Rainwater is stored in the large underground tank and then cleaned before being stored in a 600 gallon (2,274 liter) holding tank in the basement. Sediment traps eliminate the large debris entering the system, which is further filtered with another smaller filter before entering the large tank. Water entering the smaller holding tank is treated with an ozone sterilization system. The water in the holding tank is clean and always available for use by the irrigation system and the toilets, eliminating the need for portable city water for these uses. An added benefit of the ozone system is the lack of colorization in the water, so water in the toilets looks just like clean potable water.

Flushed water and any rainwater overflow go to the on-site constructed wetlands that process waste.
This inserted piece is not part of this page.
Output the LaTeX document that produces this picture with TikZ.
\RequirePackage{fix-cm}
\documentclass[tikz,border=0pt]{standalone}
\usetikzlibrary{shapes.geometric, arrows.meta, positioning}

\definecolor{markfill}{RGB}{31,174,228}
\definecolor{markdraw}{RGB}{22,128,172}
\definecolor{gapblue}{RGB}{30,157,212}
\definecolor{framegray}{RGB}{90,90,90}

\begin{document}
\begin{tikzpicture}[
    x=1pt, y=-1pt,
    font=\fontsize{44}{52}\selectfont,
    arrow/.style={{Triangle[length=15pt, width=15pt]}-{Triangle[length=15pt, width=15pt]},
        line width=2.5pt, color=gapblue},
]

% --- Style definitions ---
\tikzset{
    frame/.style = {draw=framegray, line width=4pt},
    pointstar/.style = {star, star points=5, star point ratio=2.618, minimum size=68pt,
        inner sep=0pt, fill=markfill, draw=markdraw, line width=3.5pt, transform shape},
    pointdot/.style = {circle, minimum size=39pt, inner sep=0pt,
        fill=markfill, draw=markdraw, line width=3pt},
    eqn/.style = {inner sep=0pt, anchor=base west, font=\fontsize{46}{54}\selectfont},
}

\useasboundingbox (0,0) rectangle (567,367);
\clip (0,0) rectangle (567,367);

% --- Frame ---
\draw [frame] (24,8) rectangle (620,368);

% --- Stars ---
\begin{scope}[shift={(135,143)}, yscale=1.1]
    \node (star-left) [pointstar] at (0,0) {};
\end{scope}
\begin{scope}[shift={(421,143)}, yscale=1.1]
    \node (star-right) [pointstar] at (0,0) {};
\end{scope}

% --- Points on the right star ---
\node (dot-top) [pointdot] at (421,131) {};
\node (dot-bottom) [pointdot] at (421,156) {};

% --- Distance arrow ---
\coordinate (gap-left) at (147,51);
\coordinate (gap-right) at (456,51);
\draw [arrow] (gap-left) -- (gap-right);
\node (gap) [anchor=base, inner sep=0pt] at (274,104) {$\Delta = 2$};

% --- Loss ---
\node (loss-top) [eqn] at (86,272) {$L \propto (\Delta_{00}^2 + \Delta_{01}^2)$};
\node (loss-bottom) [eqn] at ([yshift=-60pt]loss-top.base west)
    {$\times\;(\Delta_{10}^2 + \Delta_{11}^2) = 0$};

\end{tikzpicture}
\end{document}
These wetlands are simply a rubber-lined rock-filled pond, where plants are grown hydroponically in septic water and the micro-organisms and plants feed off the pollutants. The cleaned water is then pumped into the ground to help recharge the local aquifer.

The Willow School will be adding to another 50,000 gallon (189,500 liter) cistern to their existing system installed on the new art building. This should be complete in December, 2006.

The school's water system is continually monitored and displayed so students can monitor how much water is reused. This beautiful, progressive facility is truly an active learning center, with kids surrounded by wonderful, interactive facility and yet it is not using any drinking water for either irrigation or flushing toilets.

"We are a school that sees sustainability as a key element in our relationship with the natural world as much as with our social world. Children learn to share intellectual resources with peers to sustain a community. They also learn to share, respect, and conserve nature’s resources. As we marvel at the gifts nature provides, we also learn that nature, like our social relations, must not be wasted by profligacy or indifference," states Richard Eldridge, Head of the Willow School, explaining the school's vision.

The Willow School is located on a 34-acre site in the New Jersey countryside, near the Gladstone town center, at the corner of Highway 206 and Pottersville Road.